Before performing a paired samples t-test, we need to check the following assumptions:
- The dependent variable (in our case, the test scores) should be measured on a continuous scale.
- The observations are independent of each other.
- The dependent variable should follow a normal distribution.
- The differences between the two related groups should be approximately normally distributed.
The first two assumptions can usually be checked by understanding your dataset and the method of data collection.

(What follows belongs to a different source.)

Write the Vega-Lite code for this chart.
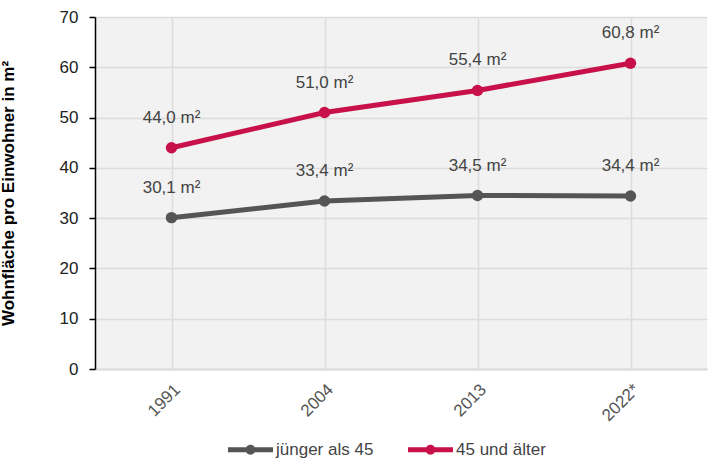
{
  "$schema": "https://vega.github.io/schema/vega-lite/v6.json",
  "width": 612,
  "height": 352,
  "autosize": {"type": "none"},
  "padding": {"left": 95, "top": 17, "right": 2, "bottom": 91},
  "background": "white",
  "config": {
    "font": "Liberation Sans",
    "view": {"fill": "#f2f2f2", "stroke": null},
    "axis": {"gridColor": "#dcdcdc", "gridWidth": 1.5}
  },
  "data": {
    "values": [
      {"jahr": "1991", "gruppe": "jünger als 45", "wert": 30.1, "label": "30,1 m²"},
      {"jahr": "2004", "gruppe": "jünger als 45", "wert": 33.4, "label": "33,4 m²"},
      {"jahr": "2013", "gruppe": "jünger als 45", "wert": 34.5, "label": "34,5 m²"},
      {"jahr": "2022*", "gruppe": "jünger als 45", "wert": 34.4, "label": "34,4 m²"},
      {"jahr": "1991", "gruppe": "45 und älter", "wert": 44.0, "label": "44,0 m²"},
      {"jahr": "2004", "gruppe": "45 und älter", "wert": 51.0, "label": "51,0 m²"},
      {"jahr": "2013", "gruppe": "45 und älter", "wert": 55.4, "label": "55,4 m²"},
      {"jahr": "2022*", "gruppe": "45 und älter", "wert": 60.8, "label": "60,8 m²"}
    ]
  },
  "encoding": {
    "x": {
      "field": "jahr",
      "type": "ordinal",
      "sort": null,
      "scale": {"type": "point", "padding": 0.5},
      "axis": {
        "title": null,
        "labelAngle": -45,
        "labelFontSize": 17,
        "labelColor": "#555555",
        "labelPadding": 12,
        "ticks": false,
        "domain": true,
        "domainColor": "#dcdcdc",
        "domainWidth": 2,
        "grid": true
      }
    },
    "y": {
      "field": "wert",
      "type": "quantitative",
      "scale": {"domain": [0, 70], "nice": false},
      "axis": {
        "title": "Wohnfläche pro Einwohner in m²",
        "titleFontSize": 17,
        "titleFontWeight": "bold",
        "titleColor": "#000000",
        "titlePadding": 42,
        "values": [0, 10, 20, 30, 40, 50, 60, 70],
        "labelFontSize": 17,
        "labelColor": "#222222",
        "labelPadding": 11,
        "domainColor": "#000000",
        "domainWidth": 1.5,
        "tickColor": "#000000",
        "tickSize": 6,
        "tickWidth": 1.5,
        "grid": true
      }
    },
    "color": {
      "field": "gruppe",
      "type": "nominal",
      "scale": {
        "domain": ["jünger als 45", "45 und älter"],
        "range": ["#555555", "#c8114a"]
      },
      "legend": {
        "title": null,
        "orient": "none",
        "direction": "horizontal",
        "legendX": 133,
        "legendY": 410,
        "padding": 0,
        "columnPadding": 34,
        "symbolType": "M-1,-0.11H1V0.11H-1Z M-0.22,0A0.22,0.22 0 1,1 0.22,0A0.22,0.22 0 1,1 -0.22,0Z",
        "symbolSize": 2025,
        "symbolStrokeWidth": 0,
        "symbolOpacity": 1,
        "labelFontSize": 17,
        "labelColor": "#444444",
        "labelOffset": 3,
        "encode": {
          "symbols": {"update": {"fill": {"scale": "color", "field": "value"}, "fillOpacity": {"value": 1}}}
        }
      }
    }
  },
  "layer": [
    {"mark": {"type": "line", "strokeWidth": 5}},
    {"mark": {"type": "point", "filled": true, "size": 130, "opacity": 1}},
    {
      "mark": {"type": "text", "dy": -30, "fontSize": 17, "color": "#444444"},
      "encoding": {"text": {"field": "label"}, "color": {"value": "#444444"}}
    }
  ]
}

You can check the normality assumption visually using histograms or Q-Q plots, or statistically using a Shapiro-Wilk test. Here is how you can create histograms for the two groups using the
library(ggplot2) # Create histograms for before and after scores ggplot(scores, aes(before)) + geom_histogram(binwidth = 5, fill = 'blue', color = 'black', alpha = 0.7) + theme_minimal() ggplot(scores, aes(after)) + geom_histogram(binwidth = 5, fill = 'red', color = 'black', alpha = 0.7) + theme_minimal()
You can also create a histogram or a Q-Q plot for the differences to check the last assumption:
# Calculate differences scores$difference = scores$after - scores$before # Create a histogram for the differences ggplot(scores, aes(difference)) + geom_histogram(binwidth = 5, fill = 'purple', color = 'black', alpha = 0.7) + theme_minimal() # Create a Q-Q plot for the differences qqnorm(scores$difference) qqline(scores$difference)
Performing the Paired Samples T-Test
After checking the assumptions, you can perform the paired samples t-test using the
t.test() function in R. The syntax for performing a paired samples t-test is as follows:
t.test(x, y, paired = TRUE)
x, y: Numeric vectors representing the two related groups or pairs.
paired: A logical indicating whether you want to run a paired t-test. Set this to
TRUEfor a paired samples t-test.
The following code can be used to perform a paired samples t-test on our dataset:
# Perform the paired samples t-test t.test(scores$before, scores$after, paired = TRUE)
Interpreting the Results
After running the t-test, R will provide an output with the t-value, degrees of freedom, p-value, confidence interval, and the mean of the differences. Here’s an example of what the output might look like:
Paired t-test data: scores$before and scores$after t = -2.1305, df = 29, p-value = 0.04102 alternative hypothesis: true difference in means is not equal to 0 95 percent confidence interval: -5.5763927 -0.1042622 sample estimates: mean of the differences -2.840327
Here’s how to interpret this output:
t: The t-value is the calculated difference represented in units of standard error. The greater the magnitude of T (either positive or negative), the greater the evidence against the null hypothesis. In this case, t is -2.1305.
df: This is the degrees of freedom, which is the number of independent pieces of information that went into calculating the estimate. In this case, df is 29.
p-value: The p-value is the probability of obtaining results as extreme as the observed results of a statistical hypothesis test, assuming that the null hypothesis is correct. A small p-value (typically ≤ 0.05) indicates strong evidence against the null hypothesis. In this case, the p-value is 0.04102, which is less than 0.05, so we reject the null hypothesis.
alternative hypothesis: This is the alternative hypothesis you specified (or the default). In this case, the alternative hypothesis was that the true difference in means is not equal to 0.
95 percent confidence interval: This is a range of values, derived from the sample, that is likely to contain the population mean difference. In this case, the 95% confidence interval is between -5.576 and -0.104.
sample estimates: This is the sample mean of the differences. In this case, the mean difference between the ‘after’ scores and the ‘before’ scores is -2.840.
In conclusion, we reject the null hypothesis that the mean difference between the ‘before’ scores and the ‘after’ scores is zero. We conclude that there is a significant difference in scores before and after the training.
The paired samples t-test is a powerful tool to compare the means of two dependent groups. This article provides a step-by-step guide on how to perform a paired samples t-test in R, from checking the assumptions of the test to interpreting the results. Always remember that the results of a t-test, like any statistical test, are inferential and should be interpreted within the context of your research question and study design.